Avec ces journées d'échange, l'armée malienne souhaite que les médias "augmentent les couvertures médiatiques positives" sur les FAMA, et les aident dans "leur guerre d’information et de communication à outrance". Les organisateurs dénoncent en particulier les "campagnes de désinformation et d'intox" contre les FAMA et, pour les contrer, se demandent "Comment transformer toutes les actions de l’armée malienne en victoires totales et éclatantes". Et les objectifs vont au-delà du Mali, puisqu'il s'agit "aussi augmenter l’estime de l’opinion publique nationale et internationale pour les Forces de défense et de sécurité du Mali."

Adama Diabata a affirmé que les journalistes sont des acteurs de la guerre, et qu'ils "doivent savoir édifier les populations dans un flot d’informations qui doivent être contextualisées avant diffusion". Il a aussi proposé la mise en place de la charte de bonne conduite dans les rédactions pour aider les journalistes à mieux travailler. Un officier retraité a pour sa part expliqué que "le rôle du journaliste est de protéger les Forces armées pour leur permettre de combattre l’ennemi".

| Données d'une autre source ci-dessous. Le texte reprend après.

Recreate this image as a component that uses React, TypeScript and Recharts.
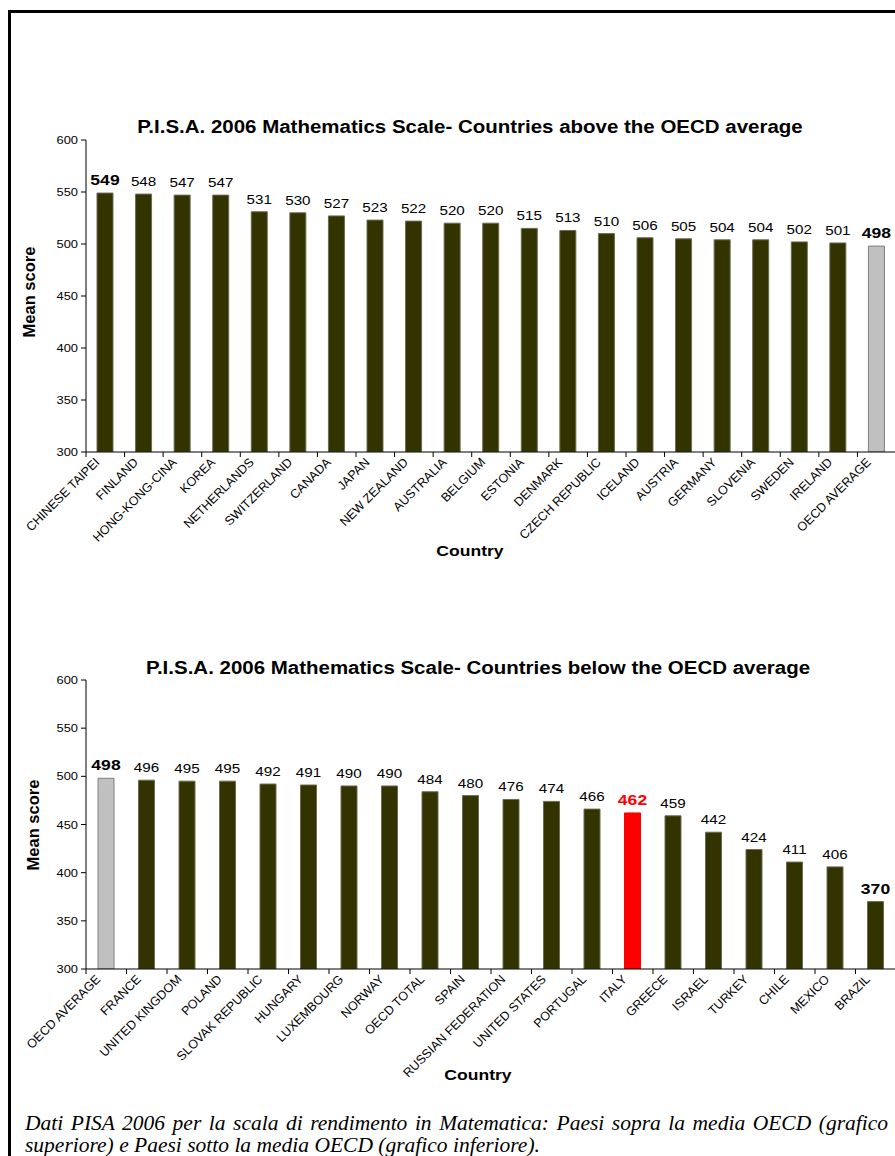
import React from 'react';
import { BarChart, Bar, XAxis, YAxis, Cell, LabelList } from 'recharts';

document.body.style.margin = '0';

const aboveCountries = [
  'CHINESE TAIPEI', 'FINLAND', 'HONG-KONG-CINA', 'KOREA', 'NETHERLANDS', 'SWITZERLAND', 'CANADA',
  'JAPAN', 'NEW ZEALAND', 'AUSTRALIA', 'BELGIUM', 'ESTONIA', 'DENMARK', 'CZECH REPUBLIC',
  'ICELAND', 'AUSTRIA', 'GERMANY', 'SLOVENIA', 'SWEDEN', 'IRELAND', 'OECD AVERAGE',
];
const aboveScores = [549, 548, 547, 547, 531, 530, 527, 523, 522, 520, 520, 515, 513, 510, 506, 505, 504, 504, 502, 501, 498];

const belowCountries = [
  'OECD AVERAGE', 'FRANCE', 'UNITED KINGDOM', 'POLAND', 'SLOVAK REPUBLIC', 'HUNGARY', 'LUXEMBOURG',
  'NORWAY', 'OECD TOTAL', 'SPAIN', 'RUSSIAN FEDERATION', 'UNITED STATES', 'PORTUGAL', 'ITALY',
  'GREECE', 'ISRAEL', 'TURKEY', 'CHILE', 'MEXICO', 'BRAZIL',
];
const belowScores = [498, 496, 495, 495, 492, 491, 490, 490, 484, 480, 476, 474, 466, 462, 459, 442, 424, 411, 406, 370];

const yTicks = [300, 350, 400, 450, 500, 550, 600];

const FONT = '"Liberation Sans", Arial, sans-serif';
const BAR = '#333300';
// the original picture is a bit wider than tall, text looks stretched
const SX = 1.17;

const barFill = (name: string) => (name === 'OECD AVERAGE' ? '#c0c0c0' : name === 'ITALY' ? '#ff0000' : BAR);
const barStroke = (name: string) => (name === 'OECD AVERAGE' ? '#808080' : name === 'ITALY' ? '#ff0000' : '#6b6b55');

function makeData(names: string[], scores: number[]) {
  return names.map((name, i) => ({ name, score: scores[i] }));
}

const PLOT_W = 810;

function CatTick(props: any) {
  const { x, y, payload, index, count } = props;
  const bw = PLOT_W / count;
  return (
    <g>
      <line x1={x - bw / 2} y1={y} x2={x - bw / 2} y2={y + 5} stroke="#000" />
      {index === count - 1 && <line x1={x + bw / 2} y1={y} x2={x + bw / 2} y2={y + 5} stroke="#000" />}
      <text
        transform={`translate(${x - 5},${y + 11}) rotate(-45)`}
        textAnchor="end"
        fontSize={12.5}
        fontFamily={FONT}
        fill="#000"
      >
        {payload.value}
      </text>
    </g>
  );
}

function ValTick(props: any) {
  const { x, y, payload } = props;
  return (
    <text
      transform={`translate(${x},${y + 4}) scale(${SX},1)`}
      textAnchor="end"
      fontSize={11}
      fontFamily={FONT}
      fill="#000"
    >
      {payload.value}
    </text>
  );
}

function ScoreChart({ names, scores, height, top, axisH, bold }: any) {
  const data = makeData(names, scores);
  const renderLabel = (p: any) => {
    const name = names[p.index];
    const isBold = bold.includes(name);
    return (
      <text
        transform={`translate(${p.x + p.width / 2},${p.y - 8}) scale(${SX},1)`}
        textAnchor="middle"
        fontFamily={FONT}
        fontSize={isBold ? 15 : 13}
        fontWeight={isBold ? 'bold' : 'normal'}
        fill={name === 'ITALY' ? '#ff0000' : '#000'}
      >
        {p.value}
      </text>
    );
  };
  return (
    <BarChart width={910} height={height} data={data} margin={{ top, right: 14, bottom: 0, left: 0 }}>
      <YAxis
        width={86}
        domain={[300, 600]}
        ticks={yTicks}
        allowDataOverflow
        tickSize={5}
        tickMargin={3}
        axisLine={{ stroke: '#000' }}
        tickLine={{ stroke: '#000' }}
        tick={<ValTick />}
      />
      <XAxis
        dataKey="name"
        height={axisH}
        interval={0}
        tickSize={0}
        tickMargin={0}
        axisLine={{ stroke: '#000' }}
        tickLine={false}
        tick={<CatTick count={names.length} />}
      />
      <Bar dataKey="score" barSize={16} isAnimationActive={false}>
        {data.map((d) => (
          <Cell key={d.name} fill={barFill(d.name)} stroke={barStroke(d.name)} strokeWidth={1} />
        ))}
        <LabelList dataKey="score" content={renderLabel} />
      </Bar>
    </BarChart>
  );
}

const titleStyle: React.CSSProperties = {
  position: 'absolute',
  fontFamily: FONT,
  fontWeight: 'bold',
  fontSize: 17.5,
  whiteSpace: 'nowrap',
  transform: `translate(-50%, -50%) scaleX(${SX})`,
  lineHeight: 1,
};

const yLabelStyle: React.CSSProperties = {
  position: 'absolute',
  fontFamily: FONT,
  fontWeight: 'bold',
  fontSize: 16.5,
  whiteSpace: 'nowrap',
  transform: 'translate(-50%, -50%) rotate(-90deg)',
  lineHeight: 1,
};

const xLabelStyle: React.CSSProperties = {
  position: 'absolute',
  fontFamily: FONT,
  fontWeight: 'bold',
  fontSize: 15,
  whiteSpace: 'nowrap',
  transform: `translate(-50%, -50%) scaleX(${SX})`,
  lineHeight: 1,
};

export default function App() {
  return (
    <div style={{ position: 'relative', width: 895, height: 1156, overflow: 'hidden', background: '#fff' }}>
      <div
        style={{
          position: 'absolute',
          left: 8,
          top: 10,
          width: 1000,
          height: 1300,
          borderLeft: '3px solid #000',
          borderTop: '3px solid #000',
        }}
      />
      <div style={{ position: 'absolute', left: 0, top: 0 }}>
        <ScoreChart
          names={aboveCountries}
          scores={aboveScores}
          height={560}
          top={140}
          axisH={108}
          bold={['CHINESE TAIPEI', 'OECD AVERAGE']}
        />
      </div>
      <div style={{ position: 'absolute', left: 0, top: 580 }}>
        <ScoreChart
          names={belowCountries}
          scores={belowScores}
          height={520}
          top={100}
          axisH={131}
          bold={['OECD AVERAGE', 'ITALY', 'BRAZIL']}
        />
      </div>

      <div style={{ ...titleStyle, left: 470, top: 128 }}>
        P.I.S.A. 2006 Mathematics Scale- Countries above the OECD average
      </div>
      <div style={{ ...yLabelStyle, left: 29, top: 292 }}>Mean score</div>
      <div style={{ ...xLabelStyle, left: 470, top: 550 }}>Country</div>

      <div style={{ ...titleStyle, left: 478, top: 669 }}>
        P.I.S.A. 2006 Mathematics Scale- Countries below the OECD average
      </div>
      <div style={{ ...yLabelStyle, left: 33, top: 825 }}>Mean score</div>
      <div style={{ ...xLabelStyle, left: 478, top: 1074 }}>Country</div>

      <div
        style={{
          position: 'absolute',
          left: 25,
          top: 1112,
          width: 863,
          fontFamily: '"Liberation Serif", "Times New Roman", serif',
          fontStyle: 'italic',
          fontSize: 21.5,
          lineHeight: '22px',
        }}
      >
        <div style={{ textAlign: 'justify', textAlignLast: 'justify' }}>
          Dati PISA 2006 per la scala di rendimento in Matematica: Paesi sopra la media OECD (grafico
        </div>
        <div>superiore) e Paesi sotto la media OECD (grafico inferiore).</div>
      </div>
    </div>
  );
}
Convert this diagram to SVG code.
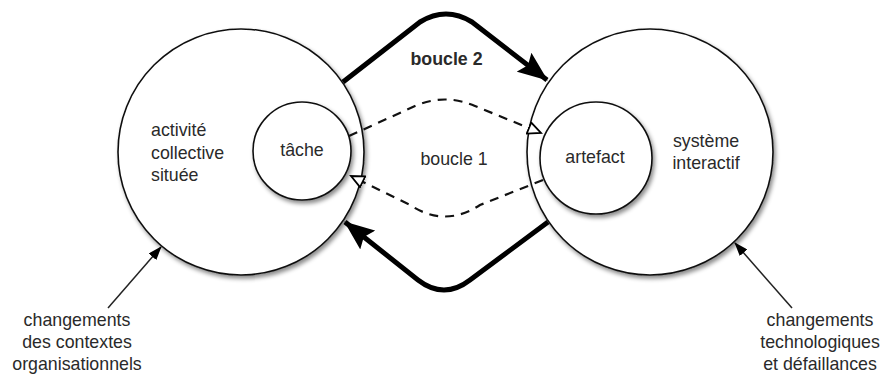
<svg xmlns="http://www.w3.org/2000/svg" width="883" height="377" viewBox="0 0 883 377">
<style>
  text { font-family: "Liberation Sans", Arial, sans-serif; font-size: 17.8px; fill: #2a2a2a; }
  .b { font-weight: bold; }
  .c { text-anchor: middle; }
  .circ { fill: #fff; stroke: #111; stroke-width: 1.6; filter: url(#sh); }
  .thick { fill: none; stroke: #000; stroke-width: 5; stroke-linejoin: round; }
  .dash { fill: none; stroke: #111; stroke-width: 2.2; stroke-dasharray: 9 7; }
  .thin { fill: none; stroke: #222; stroke-width: 1.5; }
</style>
<defs>
  <filter id="sh" x="-20%" y="-20%" width="140%" height="140%">
    <feDropShadow dx="2" dy="3" stdDeviation="2" flood-color="#000" flood-opacity="0.45"/>
  </filter>
  <marker id="big" markerUnits="userSpaceOnUse" viewBox="0 0 30 24" refX="29" refY="12" markerWidth="30" markerHeight="24" orient="auto">
    <path d="M0,0 L30,12 L0,24 L5,12 Z" fill="#000"/>
  </marker>
  <marker id="open" markerUnits="userSpaceOnUse" viewBox="0 0 16 14" refX="14" refY="7" markerWidth="16" markerHeight="14" orient="auto">
    <path d="M1,1 L14,7 L1,13 Z" fill="#fff" stroke="#000" stroke-width="1.8"/>
  </marker>
  <marker id="small" markerUnits="userSpaceOnUse" viewBox="0 0 14 10" refX="13" refY="5" markerWidth="14" markerHeight="10" orient="auto">
    <path d="M0,0 L14,5 L0,10 Z" fill="#000"/>
  </marker>
</defs>

<g id="activite">
  <circle class="circ" cx="241" cy="152" r="123"/>
  <text x="151" y="136">activité</text>
  <text x="151" y="158.5">collective</text>
  <text x="151" y="181">située</text>
</g>
<g id="systeme">
  <circle class="circ" cx="650" cy="152" r="123"/>
  <text class="c" x="706" y="147">système</text>
  <text class="c" x="706" y="169">interactif</text>
</g>
<g id="tache">
  <circle class="circ" cx="302" cy="151" r="49"/>
  <text class="c" x="302" y="156">tâche</text>
</g>
<g id="artefact">
  <circle class="circ" cx="596" cy="158" r="56"/>
  <text class="c" x="595" y="163">artefact</text>
</g>

<g id="connectors">
  <path class="thick" d="M343,82 L420,22 Q446,6 472,22 L547,80" marker-end="url(#big)"/>
  <path class="thick" d="M548,222 L470,280 Q444,300 418,280 L345,222" marker-end="url(#big)"/>
  <path class="dash" d="M349,136 L415,106 Q445,93 475,106 L541,133" marker-end="url(#open)"/>
  <path class="dash" d="M543,180 L480,205 Q445,228 410,205 L351,176" marker-end="url(#open)"/>
  <path class="thin" d="M108,308 L161,247" marker-end="url(#small)"/>
  <path class="thin" d="M792,308 L735,243" marker-end="url(#small)"/>
</g>

<g id="labels">
  <text class="c b" x="446.5" y="65">boucle 2</text>
  <text class="c" x="454" y="165">boucle 1</text>
  <text class="c" x="77" y="326">changements</text>
  <text class="c" x="77" y="348">des contextes</text>
  <text class="c" x="77" y="370">organisationnels</text>
  <text class="c" x="820" y="326">changements</text>
  <text class="c" x="820" y="348">technologiques</text>
  <text class="c" x="820" y="370">et défaillances</text>
</g>
</svg>
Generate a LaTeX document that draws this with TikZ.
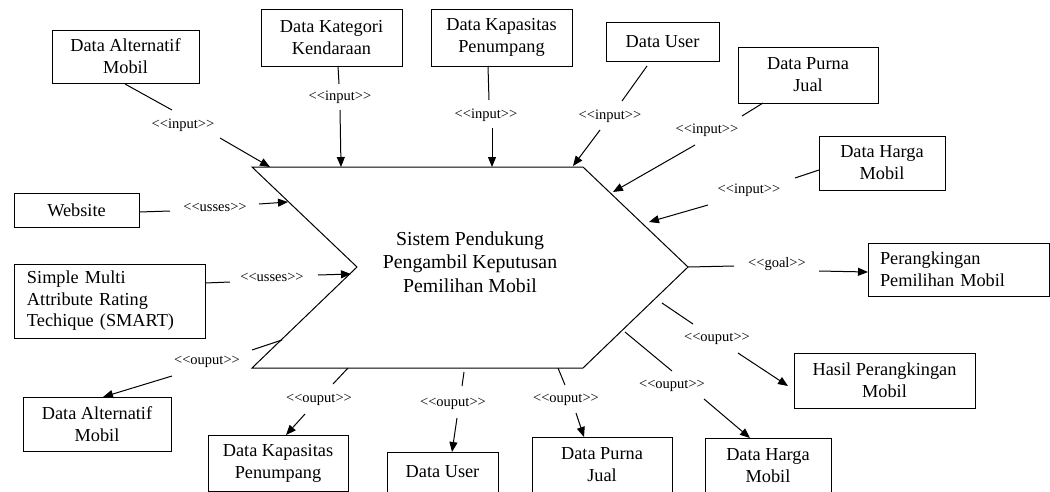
\documentclass[tikz,border=0pt]{standalone}
\usepackage{fontspec}
\setmainfont{Liberation Serif}
\usetikzlibrary{arrows.meta}
% UML stereotype text; the kerns keep << and >> from turning into guillemets
\newcommand\umlst[1]{<\kern0pt<#1>\kern0pt>}
\tikzset{
  box/.style={draw, line width=1pt, fill=white, align=center, inner sep=0pt,
    font=\fontsize{18.3}{22}\selectfont},
  stereo/.style={inner sep=0pt, font=\fontsize{14.5}{16}\selectfont},
  link/.style={line width=1pt},
  flow/.style={line width=1pt, -{Triangle[length=10pt,width=8pt]}},
  system/.style={line width=1pt, fill=white},
}
\begin{document}
\begin{tikzpicture}[x=1pt, y=-1pt]
\useasboundingbox (0,0) rectangle (1050,491);
\fill[white] (0,0) rectangle (1050,491);

% central system
\draw[system] (252,167) -- (583,167) -- (688,267) -- (583,368) -- (252,368) -- (357,267) -- cycle;
\node[font=\fontsize{19.8}{23.5}\selectfont, align=center] (sys) at (470,262)
  {Sistem Pendukung\\Pengambil Keputusan\\Pemilihan Mobil};

% input and resource boxes
\node[box, minimum width=147pt, minimum height=53pt] (altT) at (125.5,56.5) {Data Alternatif\\Mobil};
\node[box, minimum width=141pt, minimum height=57pt] (kat) at (331.5,37.5) {Data Kategori\\Kendaraan};
\node[box, minimum width=141pt, minimum height=57pt] (kapT) at (501.5,37.5) {Data Kapasitas\\Penumpang};
\node[box, minimum width=113pt, minimum height=39pt] (userT) at (662.5,41.5) {Data User};
\node[box, minimum width=140pt, minimum height=56pt] (purnaT) at (808,75) {Data Purna\\Jual};
\node[box, minimum width=126pt, minimum height=54pt] (hargaT) at (882,163) {Data Harga\\Mobil};
\node[box, minimum width=125pt, minimum height=34pt] (web) at (76.5,210) {Website};
\node[box, text width=165pt, inner xsep=13pt, align=left, minimum height=74pt,
  font=\fontsize{18.3}{21.5}\selectfont] (smart) at (109.5,301)
  {Simple Multi\\Attribute Rating\\Techique (SMART)};

% output boxes
\node[box, text width=157pt, inner xsep=12pt, align=left, minimum height=53pt] (rank) at (958.5,269.5)
  {Perangkingan\\Pemilihan Mobil};
\node[box, minimum width=181pt, minimum height=55pt] (hasil) at (884.5,380.5) {Hasil Perangkingan\\Mobil};
\node[box, minimum width=148pt, minimum height=54pt] (altB) at (97,424) {Data Alternatif\\Mobil};
\node[box, minimum width=140pt, minimum height=56pt] (kapB) at (278,463) {Data Kapasitas\\Penumpang};
\node[box, minimum width=111pt, minimum height=40pt] (userB) at (442.5,472) {Data User};
\node[box, minimum width=140pt, minimum height=55pt] (purnaB) at (602,464.5) {Data Purna\\Jual};
\node[box, minimum width=126pt, minimum height=55pt] (hargaB) at (768,465.5) {Data Harga\\Mobil};

% stereotype labels
\node[stereo] (l1) at (183,125) {\umlst{input}};
\node[stereo] (l2) at (340,97) {\umlst{input}};
\node[stereo] (l3) at (486,115) {\umlst{input}};
\node[stereo] (l4) at (610,116) {\umlst{input}};
\node[stereo] (l5) at (707,130) {\umlst{input}};
\node[stereo] (l6) at (749,190) {\umlst{input}};
\node[stereo] (l7) at (215,207) {\umlst{usses}};
\node[stereo] (l8) at (272,277) {\umlst{usses}};
\node[stereo] (l9) at (207,362) {\umlst{ouput}};
\node[stereo] (l10) at (319,400) {\umlst{ouput}};
\node[stereo] (l11) at (453,404) {\umlst{ouput}};
\node[stereo] (l12) at (566,400) {\umlst{ouput}};
\node[stereo] (l13) at (672,386) {\umlst{ouput}};
\node[stereo] (l14) at (717,339) {\umlst{ouput}};
\node[stereo] (l15) at (777,264) {\umlst{goal}};

% connector end points
\coordinate (a1) at (125,84);  \coordinate (b1) at (172,110); \coordinate (c1) at (220,138); \coordinate (t1) at (270,167);
\coordinate (a2) at (338,66);  \coordinate (b2) at (339,84);  \coordinate (c2) at (340,110); \coordinate (t2) at (341,167);
\coordinate (a3) at (488,66);  \coordinate (b3) at (489,100); \coordinate (c3) at (492,128); \coordinate (t3) at (492,167);
\coordinate (a4) at (647,66);  \coordinate (b4) at (622,101); \coordinate (c4) at (600,130); \coordinate (t4) at (573,166);
\coordinate (a5) at (763,103); \coordinate (b5) at (742,116); \coordinate (c5) at (695,145); \coordinate (t5) at (613,192);
\coordinate (a6) at (819,170); \coordinate (b6) at (795,178); \coordinate (c6) at (708,205); \coordinate (t6) at (649,222);
\coordinate (a7) at (139,212); \coordinate (b7) at (170,211); \coordinate (c7) at (259,204); \coordinate (t7) at (288,202);
\coordinate (a8) at (205,283); \coordinate (b8) at (230,282); \coordinate (c8) at (318,275); \coordinate (t8) at (351,274);
\coordinate (a9) at (282,340); \coordinate (b9) at (252,350); \coordinate (c9) at (172,376); \coordinate (t9) at (103,397);
\coordinate (a10) at (348,368); \coordinate (b10) at (333,384); \coordinate (c10) at (305,414); \coordinate (t10) at (286,435);
\coordinate (a11) at (464,372); \coordinate (b11) at (462,386); \coordinate (c11) at (457,418); \coordinate (t11) at (452,452);
\coordinate (a12) at (558,368); \coordinate (b12) at (565,385); \coordinate (c12) at (576,413); \coordinate (t12) at (584,437);
\coordinate (a13) at (625,332); \coordinate (b13) at (672,371); \coordinate (c13) at (704,399); \coordinate (t13) at (750,438);
\coordinate (a14) at (662,303); \coordinate (b14) at (693,324); \coordinate (c14) at (738,353); \coordinate (t14) at (788,386);
\coordinate (a15) at (688,267); \coordinate (b15) at (734,266); \coordinate (c15) at (819,271); \coordinate (t15) at (868,272);

% connectors: plain lead-in, stereotype, arrowed lead-out
\foreach \i in {1,...,15} {
  \draw[link] (a\i) -- (b\i);
  \draw[flow] (c\i) -- (t\i);
}
\end{tikzpicture}
\end{document}
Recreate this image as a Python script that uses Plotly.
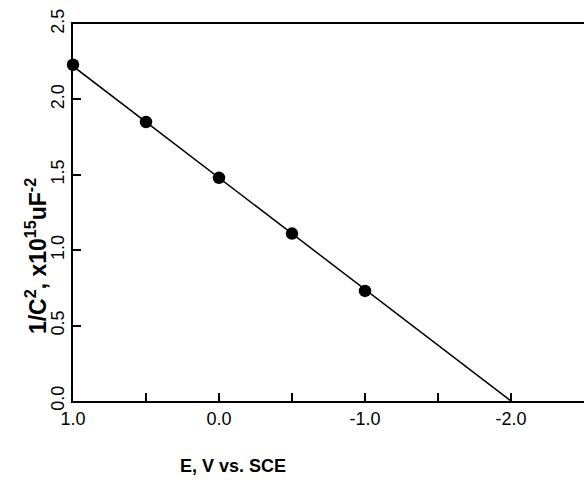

Les compte-rendus de ces journées d'échange donnent l'impression que des officiers maliens ont été formés à la guerre hybride, et plus exactement à la doctrine de la "guerre des quatre pâtés" (Four Block War) de Mattis et Hoffman. Schématiquement, c'est Charles Krulak qui a initialement proposé le concept de guerre des trois pâtés (Three Block War) pour décrire la réalité des forces américaines lors de leurs opérations en Somalie ou d'en d'autres failed states : dans un quartier elles doivent faire la guerre,  dans un autre faire de l'humanitaire, et dans le dernier, du maintien de la paix. A ces trois blocs, Mattis et Hoffman ajoutent un quatrième, destiné aux opérations psychologiques et informationnelles. Pour Mattis et Hoffman, ces opérations doivent viser les populations civiles, qui doivent être débarassées des idéologies propagées par des insurgés, et une information opérationnelle réussie "aide les populations civiles à comprendre et accepter le meilleur futur que l'armée cherche à construire avec elles".  Cela étant, Walter Dorn et Michael Varey ont décrit l'échec de la doctrine des quatre pâtés, en particulier parce qu'elle génère une confusion des rôles : par exemple, ce n'est pas à l'armée de faire de l'humanitaire, mais aux humanitaires.

Et dans le cas de l'armée malienne, il semble y avoir aussi une confusion des rôles, et une volonté d'utiliser les journalistes comme des supplétifs devant supporter les opérations informationnelles de l'armée. En Centrafrique, quand le Président Touadéra a nommé Valéry Zakharov conseiller de  la présidence, ce dernier aurait fait venir des spécialistes de la propagande et de la communication politique2 , et organisé la diffusion massive d'articles pro-russes. L'ONG Linga Tere confirme que les journalistes peuvent gagner 20.000 CFA par article pro-russe ou anti-français. Dans le cas du Mali, ce serait l'armée qui utiliserait les médias. Ce qui pose deux questions : les militaires rémunèreront-ils aussi les journalistes pour des articles pro-junte? Et, en creux : que risquera un journaliste ou un directeur de publication pour un article anti-junte, ou rappelant les bienfaits de la démocratie?